▶ [Exercise details]
Transcribe the whole listing below without changing a word, but leave out every image.

********

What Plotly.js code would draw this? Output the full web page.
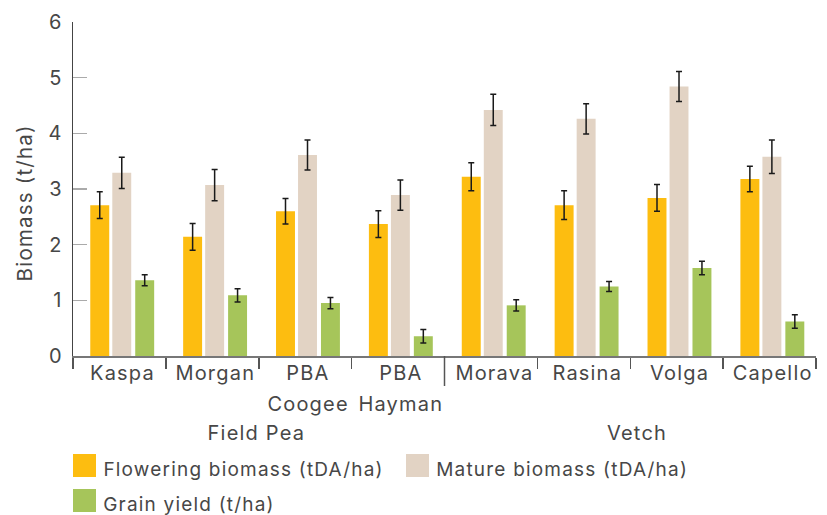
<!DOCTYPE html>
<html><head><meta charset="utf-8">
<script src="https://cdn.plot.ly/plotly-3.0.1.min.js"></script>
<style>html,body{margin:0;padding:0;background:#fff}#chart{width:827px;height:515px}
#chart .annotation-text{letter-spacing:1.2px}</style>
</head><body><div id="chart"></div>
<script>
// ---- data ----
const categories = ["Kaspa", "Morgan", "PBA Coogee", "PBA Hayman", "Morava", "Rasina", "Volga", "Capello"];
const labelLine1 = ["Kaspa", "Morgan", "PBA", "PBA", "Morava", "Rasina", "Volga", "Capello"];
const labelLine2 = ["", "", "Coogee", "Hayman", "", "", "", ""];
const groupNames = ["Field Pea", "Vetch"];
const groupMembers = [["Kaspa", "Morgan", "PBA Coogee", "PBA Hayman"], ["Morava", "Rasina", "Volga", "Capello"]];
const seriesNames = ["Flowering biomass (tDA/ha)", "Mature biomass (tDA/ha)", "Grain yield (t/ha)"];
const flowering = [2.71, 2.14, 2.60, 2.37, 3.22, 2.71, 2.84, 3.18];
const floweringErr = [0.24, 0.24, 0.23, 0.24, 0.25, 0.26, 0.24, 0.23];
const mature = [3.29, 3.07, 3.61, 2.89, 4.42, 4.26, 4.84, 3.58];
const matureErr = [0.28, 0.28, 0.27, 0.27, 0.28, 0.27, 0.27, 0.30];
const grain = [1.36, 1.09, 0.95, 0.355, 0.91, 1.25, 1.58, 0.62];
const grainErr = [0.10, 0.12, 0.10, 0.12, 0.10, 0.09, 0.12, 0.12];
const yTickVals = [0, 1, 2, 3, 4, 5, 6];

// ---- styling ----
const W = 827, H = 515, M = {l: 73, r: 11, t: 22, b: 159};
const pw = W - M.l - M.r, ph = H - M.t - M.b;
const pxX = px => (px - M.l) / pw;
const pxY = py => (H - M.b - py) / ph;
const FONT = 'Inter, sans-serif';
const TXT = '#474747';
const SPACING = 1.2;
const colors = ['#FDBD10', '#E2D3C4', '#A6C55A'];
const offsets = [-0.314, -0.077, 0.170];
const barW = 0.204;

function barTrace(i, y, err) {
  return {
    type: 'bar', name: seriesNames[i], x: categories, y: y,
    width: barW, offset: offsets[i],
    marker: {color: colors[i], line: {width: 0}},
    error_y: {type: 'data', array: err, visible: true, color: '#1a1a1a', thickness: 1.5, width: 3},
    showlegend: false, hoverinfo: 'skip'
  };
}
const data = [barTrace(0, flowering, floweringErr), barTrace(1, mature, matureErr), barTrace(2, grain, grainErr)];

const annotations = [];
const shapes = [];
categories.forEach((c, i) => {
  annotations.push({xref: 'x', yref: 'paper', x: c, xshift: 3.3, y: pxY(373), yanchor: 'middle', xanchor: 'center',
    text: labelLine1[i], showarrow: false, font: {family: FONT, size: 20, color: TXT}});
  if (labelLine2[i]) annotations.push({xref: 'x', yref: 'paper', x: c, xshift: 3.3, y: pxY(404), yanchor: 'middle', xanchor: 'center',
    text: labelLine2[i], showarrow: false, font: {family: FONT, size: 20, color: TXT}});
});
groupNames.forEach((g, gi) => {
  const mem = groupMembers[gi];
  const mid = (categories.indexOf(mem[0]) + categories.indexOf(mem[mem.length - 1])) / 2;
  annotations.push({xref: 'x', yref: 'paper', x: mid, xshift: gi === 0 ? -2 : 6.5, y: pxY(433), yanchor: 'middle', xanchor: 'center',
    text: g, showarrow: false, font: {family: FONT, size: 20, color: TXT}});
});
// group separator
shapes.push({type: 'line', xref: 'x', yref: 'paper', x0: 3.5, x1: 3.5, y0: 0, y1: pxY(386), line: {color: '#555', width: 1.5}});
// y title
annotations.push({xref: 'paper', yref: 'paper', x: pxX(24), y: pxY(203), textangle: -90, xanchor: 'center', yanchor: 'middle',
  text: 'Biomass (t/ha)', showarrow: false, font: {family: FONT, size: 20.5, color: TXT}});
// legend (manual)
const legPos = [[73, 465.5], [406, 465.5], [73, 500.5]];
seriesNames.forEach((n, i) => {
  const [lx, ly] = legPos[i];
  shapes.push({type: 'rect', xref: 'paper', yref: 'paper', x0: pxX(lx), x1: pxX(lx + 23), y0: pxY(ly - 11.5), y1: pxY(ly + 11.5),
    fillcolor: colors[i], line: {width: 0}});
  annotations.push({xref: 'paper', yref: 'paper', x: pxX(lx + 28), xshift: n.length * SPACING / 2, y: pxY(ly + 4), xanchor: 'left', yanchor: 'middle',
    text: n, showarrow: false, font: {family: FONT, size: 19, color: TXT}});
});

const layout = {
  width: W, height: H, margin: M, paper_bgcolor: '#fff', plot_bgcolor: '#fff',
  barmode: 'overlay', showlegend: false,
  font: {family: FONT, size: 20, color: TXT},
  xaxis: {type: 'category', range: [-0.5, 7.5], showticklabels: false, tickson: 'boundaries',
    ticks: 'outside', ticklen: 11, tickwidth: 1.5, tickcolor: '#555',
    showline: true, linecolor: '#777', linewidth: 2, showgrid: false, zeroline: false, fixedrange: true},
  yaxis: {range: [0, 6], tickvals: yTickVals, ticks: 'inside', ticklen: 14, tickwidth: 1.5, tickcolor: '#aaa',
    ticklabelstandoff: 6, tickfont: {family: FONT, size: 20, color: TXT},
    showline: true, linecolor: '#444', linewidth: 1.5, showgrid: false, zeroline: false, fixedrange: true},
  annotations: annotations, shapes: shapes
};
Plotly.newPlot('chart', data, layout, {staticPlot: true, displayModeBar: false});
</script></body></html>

********

▶ [Complete output]
What Plotly.js code would draw this? Output the full web page.
<!DOCTYPE html>
<html><head><meta charset="utf-8">
<script src="https://cdn.plot.ly/plotly-3.0.1.min.js"></script>
<style>html,body{margin:0;padding:0;background:#fff}#chart{width:827px;height:515px}
#chart .annotation-text{letter-spacing:1.2px}</style>
</head><body><div id="chart"></div>
<script>
// ---- data ----
const categories = ["Kaspa", "Morgan", "PBA Coogee", "PBA Hayman", "Morava", "Rasina", "Volga", "Capello"];
const labelLine1 = ["Kaspa", "Morgan", "PBA", "PBA", "Morava", "Rasina", "Volga", "Capello"];
const labelLine2 = ["", "", "Coogee", "Hayman", "", "", "", ""];
const groupNames = ["Field Pea", "Vetch"];
const groupMembers = [["Kaspa", "Morgan", "PBA Coogee", "PBA Hayman"], ["Morava", "Rasina", "Volga", "Capello"]];
const seriesNames = ["Flowering biomass (tDA/ha)", "Mature biomass (tDA/ha)", "Grain yield (t/ha)"];
const flowering = [2.71, 2.14, 2.60, 2.37, 3.22, 2.71, 2.84, 3.18];
const floweringErr = [0.24, 0.24, 0.23, 0.24, 0.25, 0.26, 0.24, 0.23];
const mature = [3.29, 3.07, 3.61, 2.89, 4.42, 4.26, 4.84, 3.58];
const matureErr = [0.28, 0.28, 0.27, 0.27, 0.28, 0.27, 0.27, 0.30];
const grain = [1.36, 1.09, 0.95, 0.355, 0.91, 1.25, 1.58, 0.62];
const grainErr = [0.10, 0.12, 0.10, 0.12, 0.10, 0.09, 0.12, 0.12];
const yTickVals = [0, 1, 2, 3, 4, 5, 6];

// ---- styling ----
const W = 827, H = 515, M = {l: 73, r: 11, t: 22, b: 159};
const pw = W - M.l - M.r, ph = H - M.t - M.b;
const pxX = px => (px - M.l) / pw;
const pxY = py => (H - M.b - py) / ph;
const FONT = 'Inter, sans-serif';
const TXT = '#474747';
const SPACING = 1.2;
const colors = ['#FDBD10', '#E2D3C4', '#A6C55A'];
const offsets = [-0.314, -0.077, 0.170];
const barW = 0.204;

function barTrace(i, y, err) {
  return {
    type: 'bar', name: seriesNames[i], x: categories, y: y,
    width: barW, offset: offsets[i],
    marker: {color: colors[i], line: {width: 0}},
    error_y: {type: 'data', array: err, visible: true, color: '#1a1a1a', thickness: 1.5, width: 3},
    showlegend: false, hoverinfo: 'skip'
  };
}
const data = [barTrace(0, flowering, floweringErr), barTrace(1, mature, matureErr), barTrace(2, grain, grainErr)];

const annotations = [];
const shapes = [];
categories.forEach((c, i) => {
  annotations.push({xref: 'x', yref: 'paper', x: c, xshift: 3.3, y: pxY(373), yanchor: 'middle', xanchor: 'center',
    text: labelLine1[i], showarrow: false, font: {family: FONT, size: 20, color: TXT}});
  if (labelLine2[i]) annotations.push({xref: 'x', yref: 'paper', x: c, xshift: 3.3, y: pxY(404), yanchor: 'middle', xanchor: 'center',
    text: labelLine2[i], showarrow: false, font: {family: FONT, size: 20, color: TXT}});
});
groupNames.forEach((g, gi) => {
  const mem = groupMembers[gi];
  const mid = (categories.indexOf(mem[0]) + categories.indexOf(mem[mem.length - 1])) / 2;
  annotations.push({xref: 'x', yref: 'paper', x: mid, xshift: gi === 0 ? -2 : 6.5, y: pxY(433), yanchor: 'middle', xanchor: 'center',
    text: g, showarrow: false, font: {family: FONT, size: 20, color: TXT}});
});
// group separator
shapes.push({type: 'line', xref: 'x', yref: 'paper', x0: 3.5, x1: 3.5, y0: 0, y1: pxY(386), line: {color: '#555', width: 1.5}});
// y title
annotations.push({xref: 'paper', yref: 'paper', x: pxX(24), y: pxY(203), textangle: -90, xanchor: 'center', yanchor: 'middle',
  text: 'Biomass (t/ha)', showarrow: false, font: {family: FONT, size: 20.5, color: TXT}});
// legend (manual)
const legPos = [[73, 465.5], [406, 465.5], [73, 500.5]];
seriesNames.forEach((n, i) => {
  const [lx, ly] = legPos[i];
  shapes.push({type: 'rect', xref: 'paper', yref: 'paper', x0: pxX(lx), x1: pxX(lx + 23), y0: pxY(ly - 11.5), y1: pxY(ly + 11.5),
    fillcolor: colors[i], line: {width: 0}});
  annotations.push({xref: 'paper', yref: 'paper', x: pxX(lx + 28), xshift: n.length * SPACING / 2, y: pxY(ly + 4), xanchor: 'left', yanchor: 'middle',
    text: n, showarrow: false, font: {family: FONT, size: 19, color: TXT}});
});

const layout = {
  width: W, height: H, margin: M, paper_bgcolor: '#fff', plot_bgcolor: '#fff',
  barmode: 'overlay', showlegend: false,
  font: {family: FONT, size: 20, color: TXT},
  xaxis: {type: 'category', range: [-0.5, 7.5], showticklabels: false, tickson: 'boundaries',
    ticks: 'outside', ticklen: 11, tickwidth: 1.5, tickcolor: '#555',
    showline: true, linecolor: '#777', linewidth: 2, showgrid: false, zeroline: false, fixedrange: true},
  yaxis: {range: [0, 6], tickvals: yTickVals, ticks: 'inside', ticklen: 14, tickwidth: 1.5, tickcolor: '#aaa',
    ticklabelstandoff: 6, tickfont: {family: FONT, size: 20, color: TXT},
    showline: true, linecolor: '#444', linewidth: 1.5, showgrid: false, zeroline: false, fixedrange: true},
  annotations: annotations, shapes: shapes
};
Plotly.newPlot('chart', data, layout, {staticPlot: true, displayModeBar: false});
</script></body></html>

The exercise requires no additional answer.